Talks were only scheduled to conclude on Friday.

The EU's Chief Brexit negotiator Michel Barnier said in a statement that little has been achieved.

"After four days of discussions, serious divergences remain," said Barnier.

The three points of contention centre around the UK's refusal to agree on the EU's demands regarding the following:

1) level playing field provisions
2) EU fishing rights in UK waters
3) Dispute settlement mechanisms

The Pound had been engaged in something of a recovery until the developments on the Brexit front, confirming that this issue remains a primary concern for markets. The Pound-to-Euro exchange rate is quoted at 1.1084 having been as high as 1.1102 earlier, while the Pound-to-Dollar exchange rate is at 1.2484, having been as high as 1.2529 earlier. 

The next round of negotiations in the week of 20 July but negotiators while discussions will continue in London next week.

Nick Gutteridge, an independent Brussels reporter who we find invaluable in covering this saga, has some decent insights into the latest developments, saying "people will justifiably interpret these statements in a gloomy light. But they're anodyne, brief, and both sides are being achingly polite. There will be no podium bashing this week - a departure from the briefing skirmishes of recent months. Read into that: It's getting serious."
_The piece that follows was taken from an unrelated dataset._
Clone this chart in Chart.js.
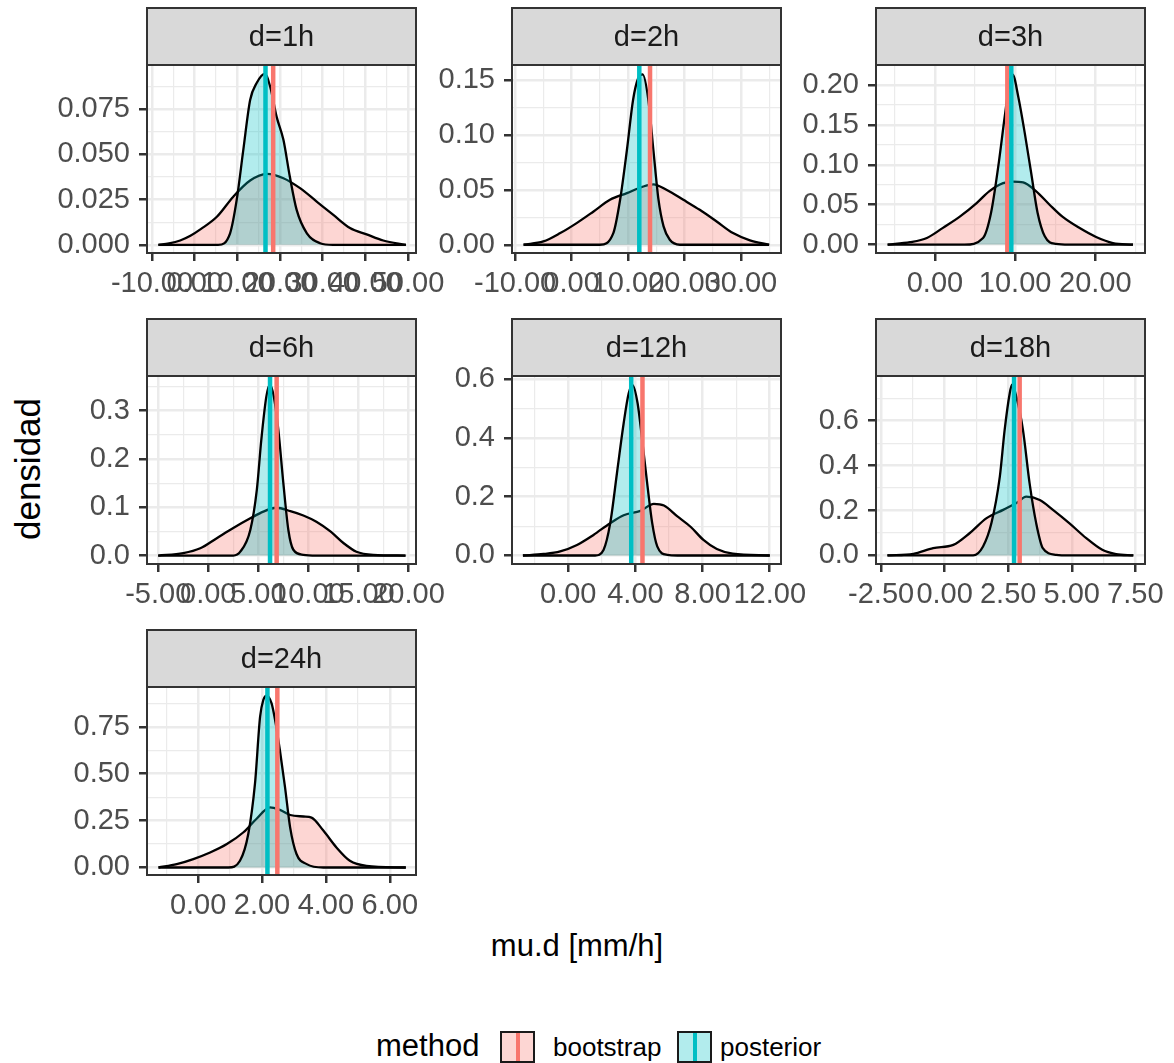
<!DOCTYPE html>
<html>
<head>
<meta charset="utf-8">
<script src="https://cdn.jsdelivr.net/npm/chart.js@4.4.0/dist/chart.umd.min.js"></script>
<style>
  body { margin: 0; background: #fff; width: 1174px; height: 1063px; position: relative; overflow: hidden;
         font-family: "Liberation Sans", Arial, sans-serif; }
  canvas { position: absolute; }
  .txt { position: absolute; white-space: nowrap; color: #000; }
  .key { position: absolute; box-sizing: border-box; border: 2px solid #1a1a1a; }
  .key span { position: absolute; top: 0; bottom: 0; left: 50%; width: 4px; margin-left: -2px; }
</style>
</head>
<body>

<div class="txt" style="left:27px;top:469px;font-size:35px;line-height:35px;transform:translate(-50%,-50%) rotate(-90deg);">densidad</div>
<div class="txt" style="left:577px;top:930px;font-size:31px;line-height:31px;transform:translateX(-50%);">mu.d [mm/h]</div>

<div class="txt" style="left:376px;top:1030px;font-size:31px;line-height:31px;">method</div>
<div class="key" style="left:500px;top:1031px;width:35px;height:32px;background:rgba(248,118,109,0.3);"><span style="background:#F8766D"></span></div>
<div class="txt" style="left:553px;top:1034px;font-size:26px;line-height:26px;">bootstrap</div>
<div class="key" style="left:677px;top:1031px;width:35px;height:32px;background:rgba(0,191,196,0.3);"><span style="background:#00BFC4"></span></div>
<div class="txt" style="left:720px;top:1034px;font-size:26px;line-height:26px;">posterior</div>

<script>
// facet labels
const durations = ['d=1h', 'd=2h', 'd=3h', 'd=6h', 'd=12h', 'd=18h', 'd=24h'];

// density curves, [mu.d, density]
const boot1h = [[-8.5,0],[-6,0.0008],[-3.4,0.0024],[-1,0.005],[1.5,0.0088],[5.2,0.0155],[9.05,0.0266],[13,0.0355],[16.9,0.0392],[20.8,0.0368],[24.7,0.0313],[28.6,0.0239],[32.5,0.0165],[36.4,0.0093],[40.3,0.0058],[44.2,0.0024],[49.5,0]];
const post1h = [[-8.5,0],[5.5,0],[8.3,0.0064],[9.85,0.0248],[11.4,0.0524],[13,0.08],[14.5,0.0892],[16.5,0.0945],[17.7,0.0873],[19.2,0.0708],[20.8,0.058],[22.3,0.0377],[23.9,0.0193],[26.3,0.0064],[29.4,0.0009],[32.4,0],[49.5,0]];

const boot2h = [[-8.5,0],[-5,0.003],[-2,0.0106],[0.9,0.0197],[3.9,0.0303],[6.8,0.0409],[9.8,0.047],[12.7,0.053],[14.5,0.055],[16.8,0.05],[19.8,0.0409],[22.7,0.0318],[25.7,0.0212],[28.6,0.0106],[31.6,0.004],[35,0]];
const post2h = [[-8.5,0],[5,0],[7.4,0.0106],[8.6,0.041],[9.8,0.086],[10.9,0.132],[11.8,0.1515],[12.6,0.155],[13.6,0.132],[14.5,0.086],[15.4,0.041],[16.3,0.0167],[17.4,0.0045],[19.2,0],[35,0]];

const boot3h = [[-5.9,0],[-3.1,0.003],[-1,0.0083],[1,0.021],[3.1,0.035],[5.2,0.052],[6.8,0.067],[8.5,0.077],[9.7,0.079],[11,0.078],[12.6,0.067],[14.3,0.05],[15.9,0.035],[18,0.021],[20.1,0.0096],[22.2,0.002],[24.7,0]];
const post3h = [[-5.9,0],[3.7,0],[6,0.0083],[7,0.04],[7.9,0.098],[8.7,0.16],[9.3,0.202],[9.7,0.213],[10.4,0.185],[11.2,0.14],[12,0.09],[12.8,0.04],[13.7,0.0104],[15.1,0.001],[16.7,0],[24.7,0]];

const boot6h = [[-5,0],[-2.5,0.005],[-0.8,0.015],[0.85,0.036],[2.5,0.057],[4.2,0.077],[5.5,0.091],[6.8,0.099],[8.2,0.092],[9.5,0.083],[10.8,0.07],[12.2,0.05],[13.5,0.026],[14.8,0.008],[16.5,0.0015],[19.7,0]];
const post6h = [[-5,0],[2.5,0],[3.2,0.008],[4.2,0.053],[4.85,0.136],[5.3,0.24],[5.8,0.329],[6.15,0.354],[6.55,0.329],[7,0.26],[7.5,0.15],[8,0.053],[8.5,0.012],[9.5,0.0015],[10.8,0],[19.7,0]];

const boot12h = [[-2.7,0],[-1.47,0.005],[-0.48,0.014],[0.52,0.036],[1.5,0.07],[2.5,0.11],[3.3,0.137],[4.3,0.152],[5.1,0.176],[5.7,0.17],[6.5,0.133],[7.3,0.097],[8.05,0.053],[8.85,0.022],[9.8,0.006],[12,0]];
const post12h = [[-2.7,0],[1.6,0],[2.1,0.019],[2.5,0.11],[2.9,0.28],[3.3,0.45],[3.6,0.552],[3.83,0.58],[4.13,0.518],[4.4,0.394],[4.7,0.246],[5,0.11],[5.3,0.031],[5.9,0.002],[6.5,0],[12,0]];

const boot18h = [[-2.25,0],[-1.23,0.0075],[-0.45,0.033],[0.34,0.047],[0.99,0.1],[1.65,0.166],[2.3,0.203],[2.82,0.233],[3.21,0.262],[3.74,0.247],[4.26,0.203],[4.9,0.144],[5.57,0.077],[6.2,0.025],[6.74,0.006],[7.42,0]];
const post18h = [[-2.25,0],[1.12,0],[1.51,0.04],[1.84,0.144],[2.17,0.351],[2.36,0.559],[2.56,0.722],[2.65,0.76],[2.82,0.707],[3.08,0.559],[3.34,0.322],[3.6,0.144],[3.86,0.033],[4.39,0.003],[4.9,0],[7.42,0]];

const boot24h = [[-1.24,0],[-0.67,0.018],[-0.15,0.045],[0.375,0.08],[0.9,0.125],[1.42,0.188],[1.83,0.26],[2.25,0.321],[2.56,0.307],[2.88,0.28],[3.3,0.272],[3.55,0.266],[3.92,0.197],[4.33,0.107],[4.75,0.036],[5.27,0.009],[6.5,0]];
const post24h = [[-1.24,0],[0.95,0],[1.31,0.036],[1.57,0.179],[1.78,0.447],[1.94,0.804],[2.04,0.893],[2.15,0.917],[2.3,0.875],[2.41,0.786],[2.56,0.625],[2.72,0.429],[2.88,0.214],[3.08,0.072],[3.4,0.018],[3.92,0],[6.5,0]];

const bootCurves = [boot1h, boot2h, boot3h, boot6h, boot12h, boot18h, boot24h];
const postCurves = [post1h, post2h, post3h, post6h, post12h, post18h, post24h];

// mean lines
const bootMean = [18.4, 13.9, 9.03, 6.83, 4.42, 2.95, 2.48];
const postMean = [16.6, 12.0, 9.53, 6.17, 3.75, 2.73, 2.17];

// tick labels
const xTicks = [[-10,0,10,20,30,40,50], [-10,0,10,20,30], [0,10,20], [-5,0,5,10,15,20], [0,4,8,12], [-2.5,0,2.5,5,7.5], [0,2,4,6]];
const yTicks = [[0,0.025,0.05,0.075], [0,0.05,0.1,0.15], [0,0.05,0.1,0.15,0.2], [0,0.1,0.2,0.3], [0,0.2,0.4,0.6], [0,0.2,0.4,0.6], [0,0.25,0.5,0.75]];
const yDecimals = [3, 2, 2, 1, 1, 1, 2];

// axis limits (free scales per facet)
const xLimits = [[-11.17,51.87], [-10.55,37.1], [-7.35,26.2], [-6.12,20.75], [-3.35,12.67], [-2.7,7.88], [-1.6,6.82]];
const yLimits = [[-0.0045,0.0993], [-0.0075,0.1636], [-0.0105,0.225], [-0.0175,0.3718], [-0.029,0.611], [-0.038,0.7987], [-0.04,0.9625]];

const FONT = '"Liberation Sans", Arial, sans-serif';
const colLeft = [147, 512, 876];
const rowTop = [65, 376, 687];
const plotW = 269, plotH = 188, stripH = 57;
const axisW = 147, axisH = 50, padR = 50, padT = 8 + stripH;

function withMinor(major, lo, hi) {
  const step = major[1] - major[0];
  const out = [];
  for (let v = major[0] - step; v <= major[major.length - 1] + step + 1e-9; v += step / 2) {
    const r = Math.round(v * 1e6) / 1e6;
    if (r >= lo && r <= hi) out.push(r);
  }
  return out;
}
function isMajor(list, v) {
  return list.some(t => Math.abs(t - v) < 1e-7);
}

const facetFrame = {
  id: 'facetFrame',
  afterDatasetsDraw(chart, args, opts) {
    const ctx = chart.ctx, a = chart.chartArea;
    ctx.save();
    ctx.fillStyle = '#D9D9D9';
    ctx.fillRect(a.left, a.top - stripH, a.right - a.left, stripH);
    ctx.strokeStyle = '#333333';
    ctx.lineWidth = 2;
    ctx.strokeRect(a.left, a.top - stripH, a.right - a.left, stripH);
    ctx.strokeRect(a.left, a.top, a.right - a.left, a.bottom - a.top);
    ctx.fillStyle = '#1A1A1A';
    ctx.font = '29px ' + FONT;
    ctx.textAlign = 'center';
    ctx.textBaseline = 'middle';
    ctx.fillText(opts.label, (a.left + a.right) / 2, a.top - stripH / 2 + 1);
    ctx.restore();
  }
};

durations.forEach((name, p) => {
  const L = colLeft[p % 3], T = rowTop[Math.floor(p / 3)];
  const canvas = document.createElement('canvas');
  canvas.width = axisW + plotW + padR;
  canvas.height = padT + plotH + axisH;
  canvas.style.left = (L - axisW) + 'px';
  canvas.style.top = (T - padT) + 'px';
  document.body.appendChild(canvas);

  const [xMin, xMax] = xLimits[p];
  const [yMin, yMax] = yLimits[p];
  const xAll = withMinor(xTicks[p], xMin, xMax);
  const yAll = withMinor(yTicks[p], yMin, yMax);

  const gridCommon = (major) => ({
    color: '#EBEBEB',
    lineWidth: c => isMajor(major, c.tick.value) ? 2.5 : 1.2,
    tickColor: c => isMajor(major, c.tick.value) ? '#333333' : 'rgba(0,0,0,0)',
    tickWidth: 2.5,
    tickLength: 8
  });

  new Chart(canvas.getContext('2d'), {
    type: 'line',
    data: {
      datasets: [
        {
          data: bootCurves[p].map(([x, y]) => ({x, y})),
          borderColor: '#000', borderWidth: 2.3,
          backgroundColor: 'rgba(248,118,109,0.3)', fill: 'origin',
          pointRadius: 0, cubicInterpolationMode: 'monotone', order: 4
        },
        {
          data: postCurves[p].map(([x, y]) => ({x, y})),
          borderColor: '#000', borderWidth: 2.3,
          backgroundColor: 'rgba(0,191,196,0.3)', fill: 'origin',
          pointRadius: 0, cubicInterpolationMode: 'monotone', order: 3
        },
        {
          data: [{x: bootMean[p], y: yMin}, {x: bootMean[p], y: yMax}],
          borderColor: '#F8766D', borderWidth: 4.5, pointRadius: 0, fill: false, order: 2
        },
        {
          data: [{x: postMean[p], y: yMin}, {x: postMean[p], y: yMax}],
          borderColor: '#00BFC4', borderWidth: 4.5, pointRadius: 0, fill: false, order: 1
        }
      ]
    },
    options: {
      responsive: false,
      animation: false,
      devicePixelRatio: 1,
      layout: { padding: { top: padT, right: padR, left: 0, bottom: 0 } },
      plugins: {
        legend: { display: false },
        tooltip: { enabled: false },
        facetFrame: { label: name }
      },
      scales: {
        x: {
          type: 'linear', min: xMin, max: xMax,
          afterBuildTicks: s => { s.ticks = xAll.map(v => ({value: v})); },
          afterFit: s => { s.height = axisH; s.paddingLeft = 0; s.paddingRight = 0; },
          border: { display: false },
          grid: gridCommon(xTicks[p]),
          ticks: {
            autoSkip: false, maxRotation: 0, minRotation: 0, padding: 6,
            color: '#4D4D4D', font: { size: 29, family: FONT },
            callback: v => isMajor(xTicks[p], v) ? v.toFixed(2) : ''
          }
        },
        y: {
          type: 'linear', min: yMin, max: yMax,
          afterBuildTicks: s => { s.ticks = yAll.map(v => ({value: v})); },
          afterFit: s => { s.width = axisW; s.paddingTop = 0; s.paddingBottom = 0; },
          border: { display: false },
          grid: gridCommon(yTicks[p]),
          ticks: {
            autoSkip: false, padding: 9,
            color: '#4D4D4D', font: { size: 29, family: FONT },
            callback: v => isMajor(yTicks[p], v) ? v.toFixed(yDecimals[p]) : ''
          }
        }
      }
    },
    plugins: [facetFrame]
  });
});
</script>
</body>
</html>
"We remain committed to working hard to find an early understanding on the principles underlying an agreement out of the intensified talks process during July, as agreed at the HLM on 15 June," added Frost in a brief statement.
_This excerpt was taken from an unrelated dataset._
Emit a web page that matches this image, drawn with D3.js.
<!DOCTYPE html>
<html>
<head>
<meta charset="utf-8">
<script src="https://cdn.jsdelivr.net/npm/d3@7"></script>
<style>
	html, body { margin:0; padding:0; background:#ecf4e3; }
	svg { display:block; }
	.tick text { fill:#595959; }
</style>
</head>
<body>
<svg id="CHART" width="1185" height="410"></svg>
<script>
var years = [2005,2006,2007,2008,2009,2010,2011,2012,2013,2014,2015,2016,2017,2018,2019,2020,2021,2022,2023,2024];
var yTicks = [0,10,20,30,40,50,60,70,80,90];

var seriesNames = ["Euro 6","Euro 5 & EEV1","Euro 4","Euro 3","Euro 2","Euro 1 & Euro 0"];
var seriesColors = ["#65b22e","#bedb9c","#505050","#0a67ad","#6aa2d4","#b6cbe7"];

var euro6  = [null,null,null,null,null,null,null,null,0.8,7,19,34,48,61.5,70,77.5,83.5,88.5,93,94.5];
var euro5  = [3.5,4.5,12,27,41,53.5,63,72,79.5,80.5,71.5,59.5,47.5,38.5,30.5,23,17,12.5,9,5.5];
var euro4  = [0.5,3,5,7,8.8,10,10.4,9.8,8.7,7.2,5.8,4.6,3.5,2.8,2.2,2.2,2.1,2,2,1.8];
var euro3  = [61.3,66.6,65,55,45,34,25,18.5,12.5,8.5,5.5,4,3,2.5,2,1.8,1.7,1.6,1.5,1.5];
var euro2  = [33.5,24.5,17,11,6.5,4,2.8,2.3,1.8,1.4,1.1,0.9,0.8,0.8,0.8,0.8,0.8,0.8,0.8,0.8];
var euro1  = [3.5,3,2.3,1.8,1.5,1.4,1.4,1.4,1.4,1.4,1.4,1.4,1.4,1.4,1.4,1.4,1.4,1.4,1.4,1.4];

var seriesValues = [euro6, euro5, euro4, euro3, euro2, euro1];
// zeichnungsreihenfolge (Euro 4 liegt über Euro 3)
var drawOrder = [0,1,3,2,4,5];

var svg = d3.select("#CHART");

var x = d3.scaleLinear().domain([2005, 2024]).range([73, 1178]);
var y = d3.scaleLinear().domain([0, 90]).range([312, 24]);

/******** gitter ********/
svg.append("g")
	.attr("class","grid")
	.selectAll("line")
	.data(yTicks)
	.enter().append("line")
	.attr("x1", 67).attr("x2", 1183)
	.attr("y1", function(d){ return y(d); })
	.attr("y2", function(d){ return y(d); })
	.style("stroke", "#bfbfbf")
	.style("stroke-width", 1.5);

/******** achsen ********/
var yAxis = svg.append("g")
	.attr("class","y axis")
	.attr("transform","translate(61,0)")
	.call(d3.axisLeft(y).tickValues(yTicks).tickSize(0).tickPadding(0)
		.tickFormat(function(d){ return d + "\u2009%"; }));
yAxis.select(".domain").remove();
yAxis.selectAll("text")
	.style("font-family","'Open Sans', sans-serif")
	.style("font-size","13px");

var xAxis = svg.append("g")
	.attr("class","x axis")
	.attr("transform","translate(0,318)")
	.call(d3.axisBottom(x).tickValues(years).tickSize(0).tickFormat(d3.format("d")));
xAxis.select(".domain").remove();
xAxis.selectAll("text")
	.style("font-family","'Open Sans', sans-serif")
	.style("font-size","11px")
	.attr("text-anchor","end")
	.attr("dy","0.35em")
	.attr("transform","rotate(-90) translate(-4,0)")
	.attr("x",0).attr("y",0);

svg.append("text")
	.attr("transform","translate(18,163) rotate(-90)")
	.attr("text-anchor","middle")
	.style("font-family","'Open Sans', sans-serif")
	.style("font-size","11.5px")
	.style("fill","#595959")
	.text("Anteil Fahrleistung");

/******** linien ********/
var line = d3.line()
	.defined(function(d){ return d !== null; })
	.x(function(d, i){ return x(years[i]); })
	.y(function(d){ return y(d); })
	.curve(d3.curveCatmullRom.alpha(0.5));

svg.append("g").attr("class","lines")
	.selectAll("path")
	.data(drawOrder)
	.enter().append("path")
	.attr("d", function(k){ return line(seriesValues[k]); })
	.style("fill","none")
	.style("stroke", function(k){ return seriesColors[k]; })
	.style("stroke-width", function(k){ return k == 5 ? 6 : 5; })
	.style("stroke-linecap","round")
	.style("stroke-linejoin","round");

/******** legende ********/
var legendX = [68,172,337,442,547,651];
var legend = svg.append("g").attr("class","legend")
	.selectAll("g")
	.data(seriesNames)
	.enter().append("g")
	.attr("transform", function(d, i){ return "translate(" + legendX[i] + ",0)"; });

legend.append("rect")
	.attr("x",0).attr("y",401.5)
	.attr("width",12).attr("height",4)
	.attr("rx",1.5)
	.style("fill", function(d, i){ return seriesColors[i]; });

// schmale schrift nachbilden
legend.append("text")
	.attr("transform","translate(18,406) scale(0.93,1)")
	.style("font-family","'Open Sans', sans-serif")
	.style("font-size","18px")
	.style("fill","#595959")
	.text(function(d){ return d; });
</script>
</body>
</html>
Guterridge says Frost's statement is interesting "given the UK side has been very proactive comms-wise. It's the bare minimum and strikes a different tone to his tweets just a week ago. He also talks of face to face talks giving extra 'flexibility' - a word Barnier has been using a lot lately".

Jim Brunsden, a Brussels correspondent for the FT says Barnier's was a carefully weighted statement that nevertheless offers "some clear signs that the EU has been thinking about how to accommodate UK red lines".

In particular, Brunsden references the following passage from Barnier's statement:

"The EU side had listened carefully to UK Prime Minister Boris Johnson's statements in recent weeks, in particular, his request to reach a political agreement quickly, and his red lines: no role for the European Court of Justice in the UK; no obligation for the UK to continue to be bound by EU law; and an agreement on fisheries that shows Brexit makes a real difference."